AIM
Transcribe the entries that follow exactly as they appear, minus pictures.

--- START OF MATERIAL FOR THIS TASK ---

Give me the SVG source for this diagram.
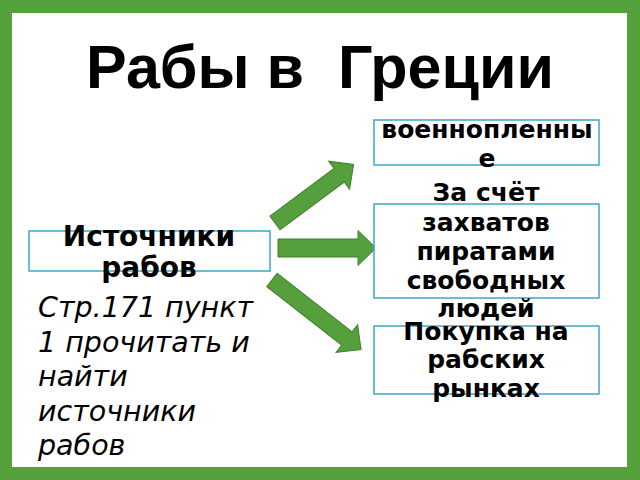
<svg xmlns="http://www.w3.org/2000/svg" width="640" height="480" viewBox="0 0 640 480">
<style>
.box{fill:#ffffff;stroke:#3ea6c9;stroke-width:1.5}
.bt{font-family:"DejaVu Sans",sans-serif;font-weight:bold;font-size:25px;fill:#000;text-anchor:middle}
.lt{font-family:"DejaVu Sans",sans-serif;font-weight:bold;font-size:28px;fill:#000;text-anchor:middle}
.it{font-family:"DejaVu Sans",sans-serif;font-style:italic;font-size:28.5px;fill:#000}
.arr{fill:#55a03c;stroke:#3f7f2c;stroke-width:1}
</style>
<rect x="0" y="0" width="640" height="480" fill="#55a13c"/>
<rect x="12" y="13" width="615" height="454" fill="#ffffff"/>
<text x="320" y="88" font-family="'Liberation Sans',Arial,sans-serif" font-weight="bold" font-size="61" text-anchor="middle" xml:space="preserve" fill="#000">Рабы в  Греции</text>
<g id="connectors">
<polygon class="arr" points="0,-8.5 80,-8.5 80,-17.5 98,0 80,17.5 80,8.5 0,8.5" transform="translate(275,223) rotate(-36.7)"/>
<polygon class="arr" points="0,-9 80,-9 80,-17.5 98,0 80,17.5 80,9 0,9" transform="translate(278,248)"/>
<polygon class="arr" points="0,-8.5 95,-8.5 95,-17.5 113,0 95,17.5 95,8.5 0,8.5" transform="translate(272,280) rotate(38)"/>
</g>
<g id="source">
<rect class="box" x="29" y="231" width="241" height="40"/>
<text class="lt" x="149" y="246">Источники</text>
<text class="lt" x="149" y="277">рабов</text>
</g>
<g id="pow">
<rect class="box" x="374" y="120" width="225" height="45"/>
<text class="bt" x="487" y="138">военнопленны</text>
<text class="bt" x="487" y="166.5">е</text>
</g>
<g id="pirates">
<rect class="box" x="374" y="204" width="225" height="94"/>
<text class="bt" x="486" y="201">За счёт</text>
<text class="bt" x="486" y="231">захватов</text>
<text class="bt" x="486" y="260">пиратами</text>
<text class="bt" x="486" y="289">свободных</text>
<text class="bt" x="486" y="317">людей</text>
</g>
<g id="market">
<rect class="box" x="374" y="326" width="225" height="68"/>
<text class="bt" x="486" y="340">Покупка на</text>
<text class="bt" x="486" y="368">рабских</text>
<text class="bt" x="486" y="397">рынках</text>
</g>
<g id="note">
<text class="it" x="38" y="317">Стр.171 пункт</text>
<text class="it" x="38" y="351.5">1 прочитать и</text>
<text class="it" x="38" y="386">найти</text>
<text class="it" x="38" y="420.5">источники</text>
<text class="it" x="38" y="455">рабов</text>
</g>
</svg>
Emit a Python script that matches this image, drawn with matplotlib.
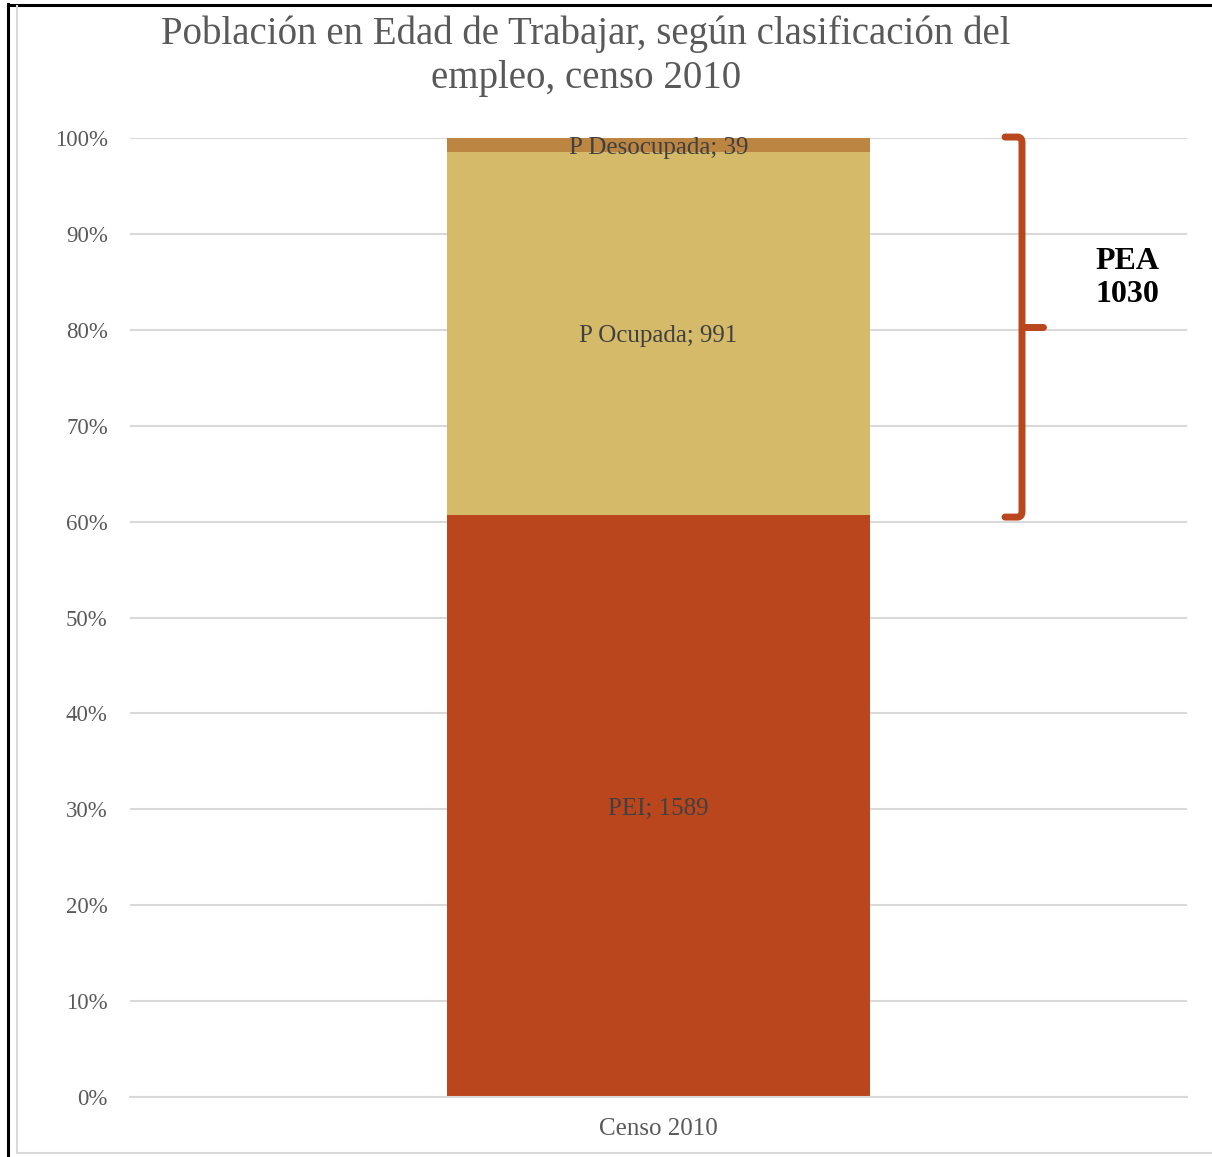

--- END OF MATERIAL FOR THIS TASK ---

CORRECT OUTPUT
Give me the SVG source for this diagram.
<svg xmlns="http://www.w3.org/2000/svg" width="640" height="480" viewBox="0 0 640 480">
<style>
.box{fill:#ffffff;stroke:#3ea6c9;stroke-width:1.5}
.bt{font-family:"DejaVu Sans",sans-serif;font-weight:bold;font-size:25px;fill:#000;text-anchor:middle}
.lt{font-family:"DejaVu Sans",sans-serif;font-weight:bold;font-size:28px;fill:#000;text-anchor:middle}
.it{font-family:"DejaVu Sans",sans-serif;font-style:italic;font-size:28.5px;fill:#000}
.arr{fill:#55a03c;stroke:#3f7f2c;stroke-width:1}
</style>
<rect x="0" y="0" width="640" height="480" fill="#55a13c"/>
<rect x="12" y="13" width="615" height="454" fill="#ffffff"/>
<text x="320" y="88" font-family="'Liberation Sans',Arial,sans-serif" font-weight="bold" font-size="61" text-anchor="middle" xml:space="preserve" fill="#000">Рабы в  Греции</text>
<g id="connectors">
<polygon class="arr" points="0,-8.5 80,-8.5 80,-17.5 98,0 80,17.5 80,8.5 0,8.5" transform="translate(275,223) rotate(-36.7)"/>
<polygon class="arr" points="0,-9 80,-9 80,-17.5 98,0 80,17.5 80,9 0,9" transform="translate(278,248)"/>
<polygon class="arr" points="0,-8.5 95,-8.5 95,-17.5 113,0 95,17.5 95,8.5 0,8.5" transform="translate(272,280) rotate(38)"/>
</g>
<g id="source">
<rect class="box" x="29" y="231" width="241" height="40"/>
<text class="lt" x="149" y="246">Источники</text>
<text class="lt" x="149" y="277">рабов</text>
</g>
<g id="pow">
<rect class="box" x="374" y="120" width="225" height="45"/>
<text class="bt" x="487" y="138">военнопленны</text>
<text class="bt" x="487" y="166.5">е</text>
</g>
<g id="pirates">
<rect class="box" x="374" y="204" width="225" height="94"/>
<text class="bt" x="486" y="201">За счёт</text>
<text class="bt" x="486" y="231">захватов</text>
<text class="bt" x="486" y="260">пиратами</text>
<text class="bt" x="486" y="289">свободных</text>
<text class="bt" x="486" y="317">людей</text>
</g>
<g id="market">
<rect class="box" x="374" y="326" width="225" height="68"/>
<text class="bt" x="486" y="340">Покупка на</text>
<text class="bt" x="486" y="368">рабских</text>
<text class="bt" x="486" y="397">рынках</text>
</g>
<g id="note">
<text class="it" x="38" y="317">Стр.171 пункт</text>
<text class="it" x="38" y="351.5">1 прочитать и</text>
<text class="it" x="38" y="386">найти</text>
<text class="it" x="38" y="420.5">источники</text>
<text class="it" x="38" y="455">рабов</text>
</g>
</svg>
Emit a Python script that matches this image, drawn with matplotlib.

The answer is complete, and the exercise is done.